Now we can copy the data

# dd if=9 of=/home/sweh/recovered.img bs=1M
2048+0 records in
2048+0 records out
2147483648 bytes (2.1 GB) copied, 5.74931 s, 374 MB/s

That looks perfect; the disk image was 2Gb and that's what it copied.

Does this image look good?

# cd /home/sweh
# sfdisk -l recovered.img 
Disk recovered.img: cannot get geometry

Disk recovered.img: 261 cylinders, 255 heads, 63 sectors/track
Units = cylinders of 8225280 bytes, blocks of 1024 bytes, counting from 0

   Device Boot Start     End   #cyls    #blocks   Id  System
recovered.img1          0+     65-     66-    524288   82  Linux swap / Solaris
recovered.img2   *     65+    261-    196-   1571840   83  Linux
recovered.img3          0       -       0          0    0  Empty
recovered.img4          0       -       0          0    0  Empty

Yup, that looks like my partition table. At this point you can do other tests to verify the image looks good.

And that's it! You have recovered your image file.

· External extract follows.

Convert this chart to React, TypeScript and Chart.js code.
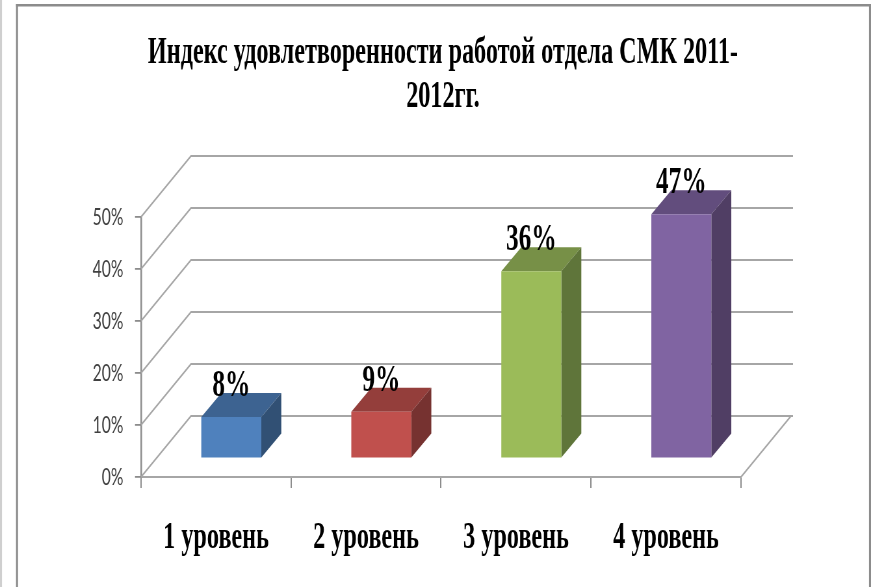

NOTE: In this example I'm going to kill the existing qemu process. That step is irrevocable because it causes the disk to be freed up. If you want to do some "parallel run" testing then you can create a new image file and virsh define a new VM to use that.

Let's get the VM restarted with this. Destroy the old VM, copy the datafile into place and restart it.

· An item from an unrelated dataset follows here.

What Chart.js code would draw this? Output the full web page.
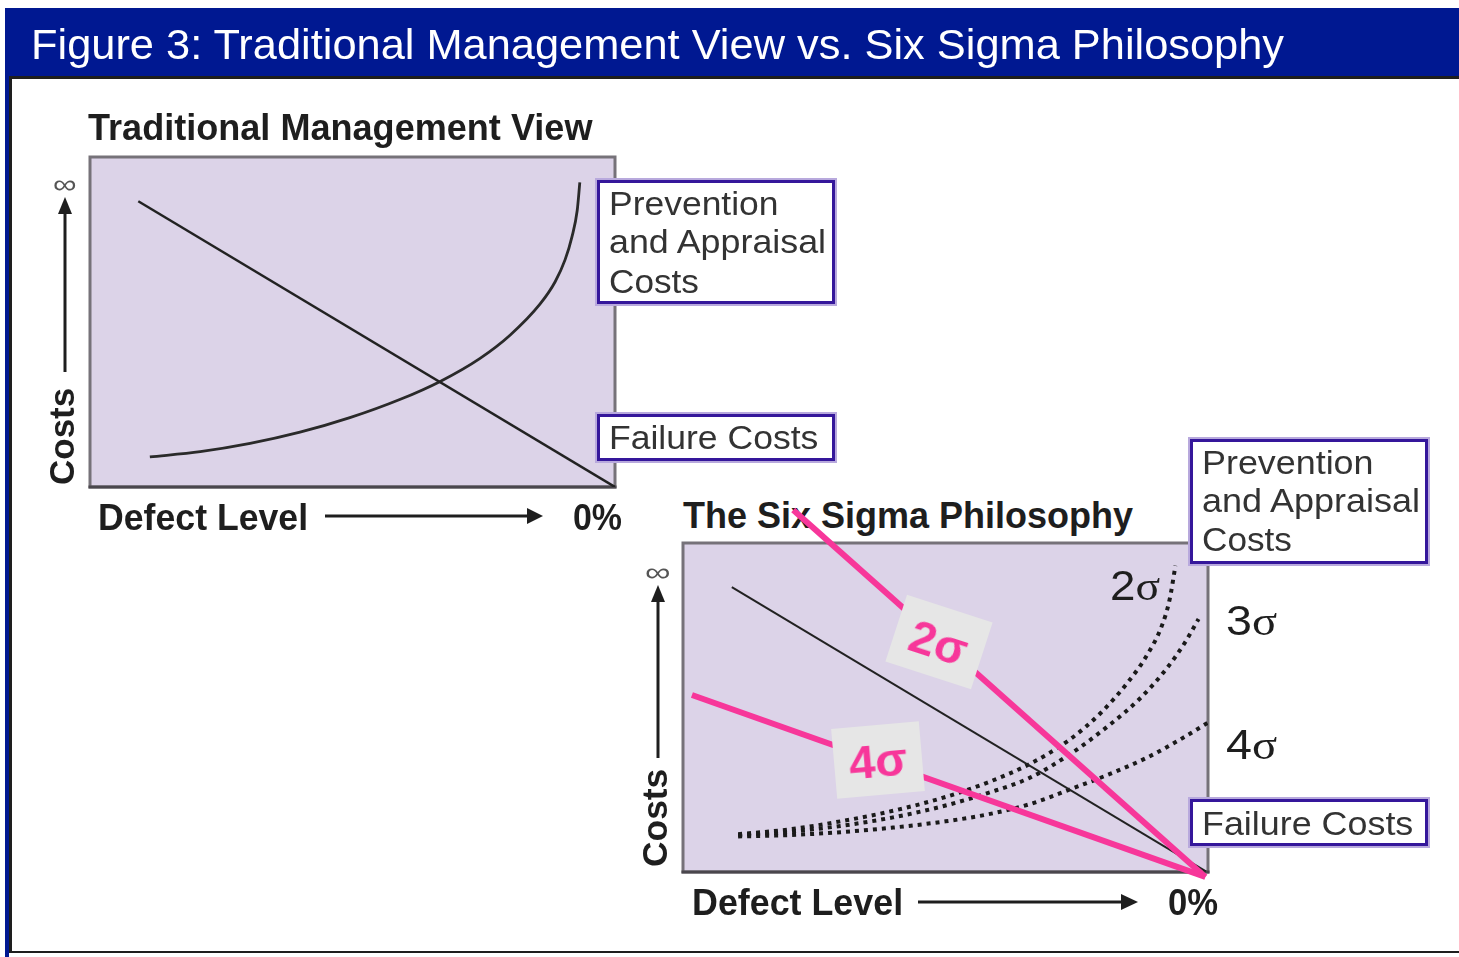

# virsh destroy testdelete
# cp -v recovered.img /var/lib/libvirt/images/testdelete.img
`recovered.img' -> `/var/lib/libvirt/images/testdelete.img'
# virsh start testdelete
Domain testdelete started

Can we connect to the console?

# virsh console testdelete
Connected to domain testdelete
Escape character is ^]

CentOS release 6.8 (Final)
Kernel 2.6.32-642.3.1.el6.x86_64 on an x86_64

dhcp226.spuddy.org login: 

Recovery complete :-)

Share:
5,021

Related videos on Youtube

PolkaRon
Author by

PolkaRon

Updated on September 18, 2022

Comments

  • PolkaRon
    PolkaRon over 1 year

    I accidentally removed the wrong image file in my /var/lib/libvirt/images directory. I'm not sure how to recreate one or to undo my removal. Any hints?

    • thrig
      thrig almost 8 years
      Absent time travel, now might be a good time to look into backup options, though that can be tricky with big binary files that may have open filesystems within them.
    • Stephen Harris
      Stephen Harris almost 8 years
      Is the VM that was backed by that image still running? (If so, do not shut it down).
    • PolkaRon
      PolkaRon almost 8 years
      Yeah, I am not shutting it down. I want to be able to get it to export its image file while it is on
    • ctrl-alt-delor
      ctrl-alt-delor almost 8 years
      /var where you put stuff that should not be backed up. Therefore I assume that it can be regenerated, or is in the wrong place.
    • Peter Cordes
      Peter Cordes almost 8 years
      Related: stackoverflow.com/questions/4171713/…. But that's talking about a file that's being appended only, not random-access.
  • roaima
    roaima almost 8 years
    You might want to include kill -STOP in the process so that the recovered image is from a paused guest rather then a running one. (The filesystem will have less chance of corruption through change while being copied).
  • roaima
    roaima almost 8 years
    Welcome to U&L. Part of the attraction of this site is that we try to provide useful solutions rather than just "maybe this might work" answers.
  • Stephen Harris
    Stephen Harris almost 8 years
    Good point; I meant to add a step about quiescence, but didn't think of using SIGSTOP. That's nice. I've updated the answer with that hint. Thanks!
  • Stephen Harris
    Stephen Harris almost 8 years
    Well, a data saver anyway ;-) Glad to help!
  • ctrl-alt-delor
    ctrl-alt-delor almost 8 years
    should be possible, in theory, to create a hard-link on the original file-system. Then no additional storage is needed, and no worries about corruption. (not sure in practice)
  • Peter Cordes
    Peter Cordes almost 8 years
    @StephenHarris: Last I looked, it seems to be intentional that you can't link open file descriptors back into the filesystem.. linkat(2) will let you link a tmp file into the filesystem if it never had any links (i.e. opened with open("/some/dir", O_TMPFILE|..., 0666)), so it's possible but denied on purpose for security reasons. Interesting idea with debugfs. You might be able to use it on an ext4 without replaying the journal...
  • Peter Cordes
    Peter Cordes almost 8 years
    Also BTW, you could use dd conv=sparse to save disk space for the output. Or use cp --sparse=always. You could run fstrim inside the VM to issue discards for unused blocks of the disk image (which may result in the file having holes punched in it, depending on the VM host etc). This will make unused parts of it read as zero.
  • Alessio
    Alessio almost 8 years
    +1, very nice answer. On the VM, I'd stop any services that might write to files (especially binary files, e.g. mysql) and then run sync. I'd also try to make a tar.gz or rsync backup of the filesystems to another machine (the host if nothing else is available). On the host, I'd use virsh suspend rather than kill -STOP (and virsh resume to restart it).
  • Stephen Harris
    Stephen Harris almost 8 years
    Yup, virsh suspend may work as well. I just tested; it leaves the image file open so can be used on my machine, but I'm not sure that'll always be true in every version. At least kill -STOP should always work regardless of libvirt version.
  • Alessio
    Alessio almost 8 years
    virsh suspend will always leave the VM running but suspended. It probably uses SIGSTOP to do it. The advantage is that you don't have to look up the PID yourself and there may be other stuff that needs to be done to safely suspend a VM that the signal alone won't do (i'd have to look at the libvirt source to be sure, and it's too later for that right now).